The last thing that I have to say is I hate the loss of dignity that comes with advanced age. I watched my aunts decline from smart, vibrant women to almost childlike people in a matter of a few years. The really sad part is that so many treated them like children.... not that they were mean to them... they weren't. It's just that they talked to them as one would talk to a child. It made me angry, at times.
When my Aunt Mary had to go into a nursing home for rehabilitation after getting stents place in her coronary arteries, the staff talked to her like she was a four year old. On one occasion, I brought her some homemade escarole and meatball soup. She didn't go to the dining room that day, and the floor supervisor came in and started berating her for not coming to lunch. I lost it and told her that I had brought her some food from home, and that she was not to talk like that to her ever again! This was an excellent nursing home and was top rated, but still, they treated her like a child. She was 91 at the time. I wish that she had a more peaceful last few years.
Well, I think that I have gotten this out of my system for the time being. Growing old gracefully has certainly not been my experience, but life is seldom what we thought it would be. It's full of surprises, good and bad, but that's what makes it interesting. I will continue to do whatever my team of doctors tells me, as one of my good friends has urged me to do.

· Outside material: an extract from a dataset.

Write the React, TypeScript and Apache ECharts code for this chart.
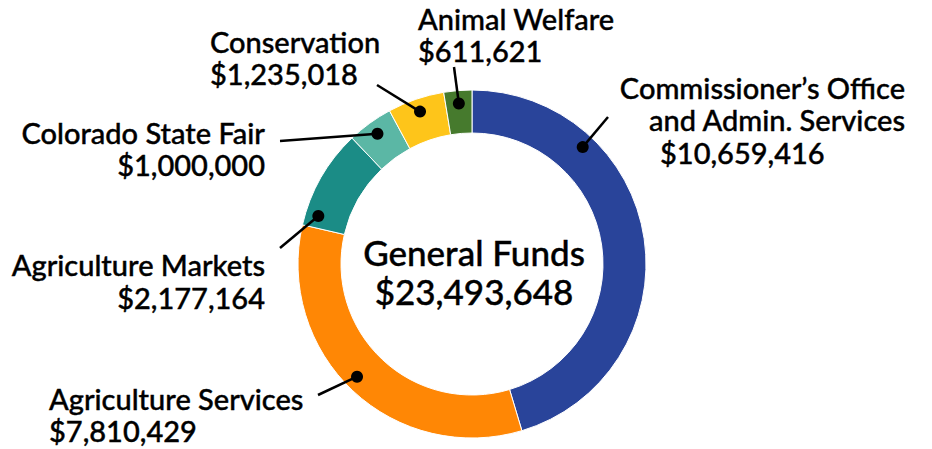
import React, { useEffect, useRef } from "react";
import * as echarts from "echarts";

// ---- data ----
const categories = [
  "Commissioner’s Office\nand Admin. Services",
  "Agriculture Services",
  "Agriculture Markets",
  "Colorado State Fair",
  "Conservation",
  "Animal Welfare",
];
const values = [10659416, 7810429, 2177164, 1000000, 1235018, 611621];
const centerTitle = "General Funds";
const totalValue = 23493648;

// ---- styles / layout (not data) ----
const colors = ["#29449A", "#FF8705", "#1B8C86", "#5BB7A5", "#FEC51A", "#467A2D"];
const FONT = "Lato, Roboto, sans-serif";
const CX = 472;
const CY = 264;
const R_IN = 131;
const R_OUT = 174;
const DOT_R = 161;

// where along each slice the leader dot sits (fraction of slice), line end point, and text line placement
const annot = [
  { frac: 0.266, end: [608, 117], lines: [[905, 87, "right"], [905, 119, "right"], [660, 152, "left"]] },
  { frac: 0.52, end: [318, 395], lines: [[49, 398, "left"], [49, 430, "left"]] },
  { frac: 0.13, end: [280, 248], lines: [[265, 264, "right"], [265, 297, "right"]] },
  { frac: 0.5, end: [280, 141], lines: [[265, 132, "right"], [265, 164, "right"]] },
  { frac: 0.5, end: [377, 85], lines: [[210, 41, "left"], [210, 73, "left"]] },
  { frac: 0.5, end: [454, 67], lines: [[418, 18, "left"], [418, 50, "left"]] },
];

const fmt = (v: number) => "$" + v.toLocaleString("en-US");

export default function App() {
  const ref = useRef<HTMLDivElement>(null);
  useEffect(() => {
    if (!ref.current) return;
    const chart = echarts.init(ref.current, undefined, { renderer: "svg" });
    const total = values.reduce((a, b) => a + b, 0);
    const graphics: any[] = [];
    let cum = 0;
    values.forEach((v, i) => {
      const a = annot[i];
      const theta = ((cum + a.frac * v) / total) * Math.PI * 2;
      cum += v;
      const dx = CX + DOT_R * Math.sin(theta);
      const dy = CY - DOT_R * Math.cos(theta);
      graphics.push({
        type: "line",
        shape: { x1: dx, y1: dy, x2: a.end[0], y2: a.end[1] },
        style: { stroke: "#000", lineWidth: 2.5 },
        z: 10,
      });
      graphics.push({
        type: "circle",
        shape: { cx: dx, cy: dy, r: 6 },
        style: { fill: "#000" },
        z: 11,
      });
      const texts = [...categories[i].split("\n"), fmt(v)];
      texts.forEach((t, j) => {
        const ln = a.lines[j];
        graphics.push({
          type: "text",
          x: ln[0],
          y: ln[1],
          style: {
            text: t,
            fill: "#000",
            font: `500 29px ${FONT}`,
            align: ln[2],
            verticalAlign: "middle",
            stroke: "#000",
            lineWidth: 0.4,
          },
          z: 12,
        });
      });
    });
    graphics.push({
      type: "text",
      x: CX + 2,
      y: 252,
      style: { text: centerTitle, fill: "#000", stroke: "#000", lineWidth: 0.4, font: `500 35px ${FONT}`, align: "center", verticalAlign: "middle" },
    });
    graphics.push({
      type: "text",
      x: CX + 2,
      y: 291,
      style: { text: fmt(totalValue), fill: "#000", stroke: "#000", lineWidth: 0.4, font: `500 35px ${FONT}`, align: "center", verticalAlign: "middle" },
    });

    chart.setOption({
      animation: false,
      backgroundColor: "#ffffff",
      series: [
        {
          type: "pie",
          center: [CX, CY],
          radius: [R_IN, R_OUT],
          startAngle: 90,
          clockwise: true,
          silent: true,
          label: { show: false },
          labelLine: { show: false },
          itemStyle: { borderColor: "#ffffff", borderWidth: 1 },
          data: values.map((v, i) => ({
            name: categories[i],
            value: v,
            itemStyle: { color: colors[i] },
          })),
        },
      ],
      graphic: graphics,
    });
    return () => chart.dispose();
  }, []);
  return (
    <div
      ref={ref}
      style={{ position: "fixed", left: 0, top: 0, width: 932, height: 449 }}
    />
  );
}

I just needed to get this off of my chest. I will, of course, write my opinions from time to time, for better or for worse. If I stir things up a little, so be it, as long as I can make what I write interesting, and make some people think about what I have to say.
Life has been an adventure... unpleasant at times, but good, overall. I would not change even the bad times, because out of most of them came good. I leave you, as I always do, wishing Peace and Love for all. Thanks for listening.